Yesterday, after a nice refreshing shower, i sat down and loaded up some of the old videos i had lying around. The first one i loaded up was an old clip of me riding Appin on the spitfire. I looked pretty comfortable riding the bike in the video and it definitely brought back some memories as to how that bike rode. I really wanted to like it but there was definitely problems. Looking back on the spitfire i realised that i kinda killed it a little too. I killed it with better parts.
This is the topic for my post today. Have you ever upgraded your bike with supposedly better parts *more sophisiticated/lighter usually* but some how you were quite under whelmed with the results? Be honest with yourself here. The main reason i gave up the spitfire was because of harshness over small bumps. Read on and let me explain why i might have dug the spitfires grave myself. I think in regards to bike handling a harsh front end is always worse than a harsh rear end. A harsh rear end is annoying, might interfere with some tech climbing and bounce around a little more but ultimately it is OK. Kinda like a hardtail really, the backend is bouncing around BUT it will always follow the front. As long as you stay relaxed and the front is pointed in the right way the back end will always follow. A harsh front end however is harder to deal with. You get fatigued more on the smaller bumps and on the bigger stuff you get knocked off line. Ultimately though, a harsh front end and a harsh backend is the worst thing you can have when it comes to suspension on modern day bikes.
When i first rode the banshee at Appin the one aspect that has stuck with me about it is how well it corners. Some of that is definitely the rubber queen but the low bb height definitely played part too. In its first guise it was built up primary around a set of non tapered float r forks, a set of oem trance x wheels and some cheaper avid elixir cr’s. In it’s second guise the wheelset was upgraded to a hope pro 2/dt400 combo, a more expensive set of avid elixir cr mag’s and also one of the new tapered rockshox revelation team’s.
I ended up bringing the weight from 12.3 down to 11.8 and that was pretty decent. I saved weight on the rolling hardware and also stiffened up the front end massively due to the tapered front end/20mm wheelset so i should have loved it right? Not really. On the first ride i didn’t think too much of it. I noticed that the wheelset was slightly easier to spin up but apart from that noticed nothing significantly different. It was only after 3-4 rides that i noticed something was a little amiss. The banshee was built right after my elbow incident and as such there were percuilar things i noticed about the two builds using my elbow as a measuring device of kinds. At that time my elbow was still quite tender and anything that was hugely stressful would result in my elbow becoming sore. So basically, the chunkier the terrain, the more shock imparted on my body and consequently the more sore my elbow would become.
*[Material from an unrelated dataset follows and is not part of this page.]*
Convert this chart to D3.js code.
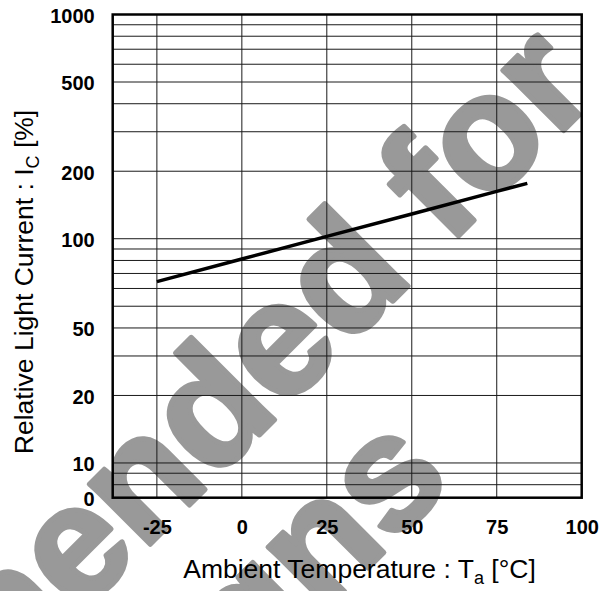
<!DOCTYPE html>
<html lang="en">
<head>
<meta charset="UTF-8">
<title>Relative Light Current vs Ambient Temperature</title>
<script src="https://d3js.org/d3.v7.min.js"></script>
<style>
  body { margin: 0; background: #fff; font-family: Arial, "Liberation Sans", sans-serif; }
  .tick-label { font-size: 20px; font-weight: bold; fill: #000; }
  .axis-title { font-size: 26.5px; fill: #000; }
</style>
</head>
<body>
<div id="chart"></div>
<script>
// curve
var temps = [-25, 0, 25, 50, 75, 84];
var current = [64.4, 81.2, 102.4, 129, 162.6, 176.6];

// axes
var xTicks = [-25, 0, 25, 50, 75, 100];
var xGrid = [-25, 0, 25, 50, 75];
var yTicks = [1000, 500, 200, 100, 40, 20, 10, 7];
var yTickLabels = ["1000", "500", "200", "100", "50", "20", "10", "0"];
var yGrid = [8, 9, 10, 20, 30, 40, 50, 60, 70, 80, 90, 100, 200, 300, 400, 500, 600, 700, 800, 900];

var width = 612, height = 591;
var plotL = 112.7, plotR = 581.7, plotT = 14.5, plotB = 497.7;

var svg = d3.select("#chart").append("svg")
    .attr("width", width)
    .attr("height", height);

var x = d3.scaleLinear().domain([-38, 100]).range([plotL, plotR]);
var y = d3.scaleLog().domain([7, 1000]).range([plotB, plotT]);

// watermark, underneath everything
var wm = svg.append("g")
    .attr("transform", "rotate(-45)")
    .style("font-family", "Arial, 'Liberation Sans', sans-serif")
    .style("font-weight", "bold")
    .style("font-size", "162px")
    .style("fill", "#999")
    .style("stroke", "#999")
    .style("stroke-width", 5)
    .style("stroke-linejoin", "round");
wm.append("text").attr("x", 358).attr("y", 491).attr("text-anchor", "end").text("Not recommended for");
wm.append("text").attr("x", -19).attr("y", 662).attr("text-anchor", "end").text("new designs");

// grid
svg.append("g")
    .selectAll("line")
    .data(yGrid)
    .enter().append("line")
    .attr("x1", plotL).attr("x2", plotR)
    .attr("y1", function(d) { return y(d); })
    .attr("y2", function(d) { return y(d); })
    .attr("stroke", "#1a1a1a")
    .attr("stroke-width", 1);

svg.append("g")
    .selectAll("line")
    .data(xGrid)
    .enter().append("line")
    .attr("y1", plotT).attr("y2", plotB)
    .attr("x1", function(d) { return x(d); })
    .attr("x2", function(d) { return x(d); })
    .attr("stroke", "#1a1a1a")
    .attr("stroke-width", 1);

// frame
svg.append("rect")
    .attr("x", plotL).attr("y", plotT)
    .attr("width", plotR - plotL).attr("height", plotB - plotT)
    .attr("fill", "none")
    .attr("stroke", "#000")
    .attr("stroke-width", 2.5);

// curve
var pts = temps.map(function(t, i) { return [t, current[i]]; });
svg.append("path")
    .datum(pts)
    .attr("fill", "none")
    .attr("stroke", "#000")
    .attr("stroke-width", 3.5)
    .attr("d", d3.line()
        .x(function(d) { return x(d[0]); })
        .y(function(d) { return y(d[1]); }));

// y tick labels
var yAxis = d3.axisLeft(y)
    .tickValues(yTicks)
    .tickSize(0)
    .tickPadding(18)
    .tickFormat(function(d, i) { return yTickLabels[i]; });
var gy = svg.append("g")
    .attr("transform", "translate(" + plotL + ",1.5)")
    .call(yAxis);
gy.select(".domain").remove();
gy.selectAll("text").attr("class", "tick-label").attr("font-size", null).attr("font-family", null);

// x tick labels
var xAxis = d3.axisBottom(x)
    .tickValues(xTicks)
    .tickSize(0)
    .tickPadding(22)
    .tickFormat(function(d) { return String(d); });
var gx = svg.append("g")
    .attr("transform", "translate(0," + plotB + ")")
    .call(xAxis);
gx.select(".domain").remove();
gx.selectAll("text").attr("class", "tick-label").attr("font-size", null).attr("font-family", null);

// axis titles
var yt = svg.append("text")
    .attr("class", "axis-title")
    .attr("text-anchor", "middle")
    .attr("transform", "translate(33,282) rotate(-90)");
yt.append("tspan").text("Relative Light Current : I");
yt.append("tspan").attr("dy", 6).style("font-size", "18px").text("C");
yt.append("tspan").attr("dy", -6).text(" [%]");

var xt = svg.append("text")
    .attr("class", "axis-title")
    .attr("text-anchor", "middle")
    .attr("x", 359.5)
    .attr("y", 578);
xt.append("tspan").text("Ambient Temperature : T");
xt.append("tspan").attr("dy", 6).style("font-size", "18px").text("a");
xt.append("tspan").attr("dy", -6).text(" [°C]");
</script>
</body>
</html>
It was strange then that in the first build of the Banshee i did not notice any soreness from riding two laps of appin but right after switching to the second build i noticed a distinct soreness from my elbow. The kind that puts me off from riding further for that day. I started noticing that the fork was reacting very harshly to bumps and in an attempt to remedy it i spent a lot of time over the course of a few rides trying to tune it in. It never felt right. Whether it was something funky with the fork or my lack of tuning ability *i have tuned a sid fork perfectly though and that uses the same dual air system* i will never find out. So now the front end of the bike was harsh as well as the back. In some ironic way this seemed to match and i used to chuckle on the trail at the idea of matching a harsh rear end with a harsh front end. In real life though the situation was pretty bad. Now, i didn’t have a nice plush front end for my harsh back end to follow. I would bang into rocks and my hands would start fatiguing from arm pump and then the back would also be harsh and it was just a whole world of annoyance/pain.
Another thing i noticed was the supposedly more expensive elixir cr mag brakes was actually a fair bit weaker than the cheaper ones. I have always joked that throughout avid’s elixir family the more price you pay the less bite you get. It certainly applied here. I had to grab the brakes harder to stop and along with the fork worked my hands quite a bit.
I still had one trump card though. The spitfire was half a kg lighter and that surely had some effect? Well, i never really noticed the weight after the first ride to be honest. After looking back at it i realised that the first build was definitely better. It might not have being as bling or light but in every way it rode better.